An anxious high school student has been stalking the neighborhood mailman everyday since he turned in his college application. Today, the thick envelope came in the mail. Accepted! Now what? His mom sorts through the confusing stack of paperwork to figure out what comes next, specifically how are they going to afford this?
He rushed home from work as soon as he got his wife’s call. A pipe had burst and now their newly remodeled kitchen looked more like a swimming pool. He attempted to get in touch with his insurance agent en route, but instead heard an endless series of automated requests to “Press 1”.
Recently, here at Red Privet, we started to notice a trend in many of our client engagements. The majority of the experiences we get tapped to design fall into what we lovingly refer to as the “necessary evils” category. Are they important tasks? Yes. Are they necessary tasks? Yes. Are they delightful tasks? Well, not really.
While many agencies focus on helping brands look their best, our focus extends beyond the visual elements to also help brands deliver the best experience to their customers. And depending on the product or service, the best experience may be the quickest, most convenient or possibly most empathetic path to completing a task or process.
We’ve started calling what we do “Design for Real Life”. At Red Privet, we research, design, and execute digital solutions that help real people navigate real life with confidence. We do that by focusing on three core competencies:
We Research the Moments That Matter
Not every opportunity for engagement is the same. We use qualitative, quantitative, and contextual research methods to unearth strategic insights about what matters most to customers. These Moments That Matter are interactions that hold the most potential for a meaningful connection with a customer. By clearly identifying the Moments That Matter, businesses can prioritize their strategic investments in experience design.
We Design Meaningful Experiences
Imagine two circles. One represents the customer’s objectives, the other represents the brand’s objectives. Opportunities to create meaningful experiences exist anytime these two circles intersect. Meaningful Experiences occur when the needs of both the customer and the business are met in a sustainable way. We design solutions with the intention to maximize value for all stakeholders.

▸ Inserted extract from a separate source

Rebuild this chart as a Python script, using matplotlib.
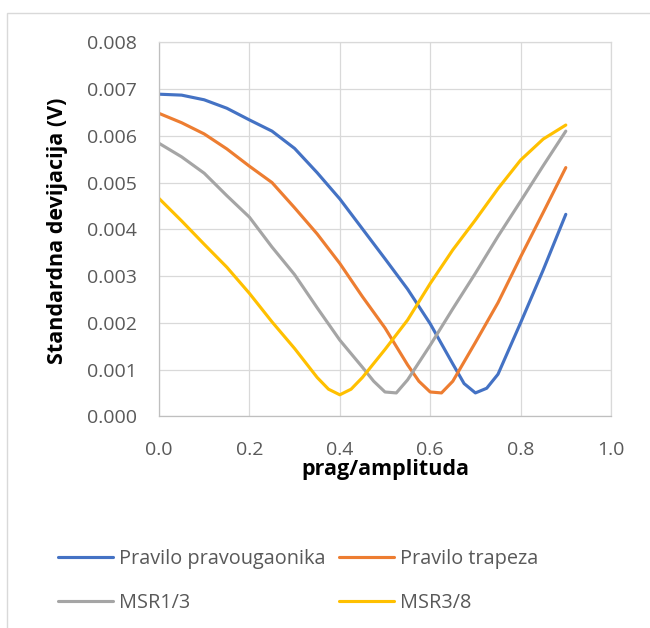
import matplotlib
matplotlib.use("Agg")
import matplotlib.pyplot as plt
from matplotlib.patches import Rectangle

plt.rcParams['font.family'] = ['Open Sans', 'DejaVu Sans']

# data
x_rect = [0.0, 0.05, 0.1, 0.15, 0.2, 0.25, 0.3, 0.35, 0.4, 0.45, 0.5, 0.55,
          0.6, 0.65, 0.675, 0.7, 0.725, 0.75, 0.8, 0.85, 0.9]
y_rect = [0.00689, 0.00687, 0.00677, 0.00659, 0.00634, 0.00610, 0.00573, 0.00521,
          0.00465, 0.00401, 0.00337, 0.00272, 0.00198, 0.00112, 0.00070, 0.00050,
          0.00060, 0.00090, 0.00200, 0.00313, 0.00432]

x_trap = [0.0, 0.05, 0.1, 0.15, 0.2, 0.25, 0.3, 0.35, 0.4, 0.45, 0.5, 0.55,
          0.575, 0.6, 0.625, 0.65, 0.7, 0.75, 0.8, 0.85, 0.9]
y_trap = [0.00648, 0.00628, 0.00604, 0.00572, 0.00535, 0.00500, 0.00446, 0.00390,
          0.00327, 0.00256, 0.00189, 0.00110, 0.00075, 0.00052, 0.00050, 0.00075,
          0.00158, 0.00243, 0.00341, 0.00436, 0.00532]

x_msr13 = [0.0, 0.05, 0.1, 0.15, 0.2, 0.25, 0.3, 0.35, 0.4, 0.45, 0.475, 0.5,
           0.525, 0.55, 0.6, 0.65, 0.7, 0.75, 0.8, 0.85, 0.9]
y_msr13 = [0.00584, 0.00555, 0.00520, 0.00472, 0.00426, 0.00362, 0.00303, 0.00232,
           0.00163, 0.00105, 0.00075, 0.00052, 0.00050, 0.00078, 0.00152, 0.00230,
           0.00306, 0.00385, 0.00460, 0.00536, 0.00610]

x_msr38 = [0.0, 0.05, 0.1, 0.15, 0.2, 0.25, 0.3, 0.35, 0.375, 0.4, 0.425, 0.45,
           0.5, 0.55, 0.6, 0.65, 0.7, 0.75, 0.8, 0.85, 0.9]
y_msr38 = [0.00466, 0.00418, 0.00368, 0.00319, 0.00263, 0.00202, 0.00145, 0.00083,
           0.00058, 0.00046, 0.00058, 0.00083, 0.00143, 0.00206, 0.00284, 0.00356,
           0.00420, 0.00487, 0.00548, 0.00593, 0.00623]

labels = ['Pravilo pravougaonika', 'Pravilo trapeza', 'MSR1/3', 'MSR3/8']
colors = ['#4472C4', '#ED7D31', '#A5A5A5', '#FFC000']

xticks = [0.0, 0.2, 0.4, 0.6, 0.8, 1.0]
yticks = [0.000, 0.001, 0.002, 0.003, 0.004, 0.005, 0.006, 0.007, 0.008]

fig = plt.figure(figsize=(6.5, 6.28), dpi=100)
ax = fig.add_axes([159/650, 1 - 416.3/628, 452/650, 374/628])

series = [(x_rect, y_rect), (x_trap, y_trap), (x_msr13, y_msr13), (x_msr38, y_msr38)]
lines = []
for (xs, ys), lab, col in zip(series, labels, colors):
    ln, = ax.plot(xs, ys, color=col, lw=2.25, label=lab, solid_capstyle='round',
                  solid_joinstyle='round')
    lines.append(ln)

ax.set_xlim(0, 1.0)
ax.set_ylim(0, 0.008)
ax.set_xticks(xticks)
ax.set_yticks(yticks)
ax.set_xticklabels(['%.1f' % v for v in xticks])
ax.set_yticklabels(['%.3f' % v for v in yticks])
ax.tick_params(length=0, labelsize=14, labelcolor='#595959')
ax.tick_params(axis='x', pad=18)
ax.tick_params(axis='y', pad=16)
ax.grid(True, color='#D9D9D9', lw=0.9)
ax.set_axisbelow(True)
for s in ['top', 'right']:
    ax.spines[s].set_color('#D9D9D9')
for s in ['left', 'bottom']:
    ax.spines[s].set_color('#BFBFBF')
for s in ax.spines.values():
    s.set_linewidth(0.9)

fig.text(385/650, 1 - 469/628, 'prag/amplituda',
         ha='center', va='center', fontsize=15.5, fontweight='bold')
fig.text(58/650, 1 - 231/628, 'Standardna devijacija (V)', rotation=90,
         ha='center', va='center', fontsize=15.5, fontweight='bold')

# row-wise order like Excel: legend fills columns first
order = [0, 2, 1, 3]
fig.legend([lines[i] for i in order], [labels[i] for i in order],
           loc='upper left', bbox_to_anchor=(58/650, 1 - 549/628), ncol=2,
           frameon=False, fontsize=14.3, labelcolor='#595959', borderpad=0,
           handlelength=2.75, handletextpad=0.3, columnspacing=0.7,
           labelspacing=1.2, borderaxespad=0)

fig.patches.append(Rectangle((7/650, -0.05), 1.2, 1.05 - 13/628,
                             transform=fig.transFigure, fill=False,
                             edgecolor='#D9D9D9', lw=1))

fig.savefig('out.png', dpi=100)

We Execute with Market Momentum
Gone are the days of the big-budget, high-stakes digital launch. Lean development methods allow us to deploy in-market solutions rapidly and collaborate directly with clients and their customers to make incremental improvements to prototype designs. By executing with Market Momentum, we receive continuous, measurable feedback that allows us to deliver immediate business impact while mitigating risk.
Real life can be messy, unpredictable, irrational–even downright boring. And while navigating real life can be complicated, it doesn’t have to be difficult. Companies that research the Moments That Matter, design Meaningful Experiences and execute with Market Momentum, can turn the seemingly menial and mundane into critical interactions where customer needs are met and brand loyalty is earned.
Because while real life isn’t always delightful, it can always be better designed.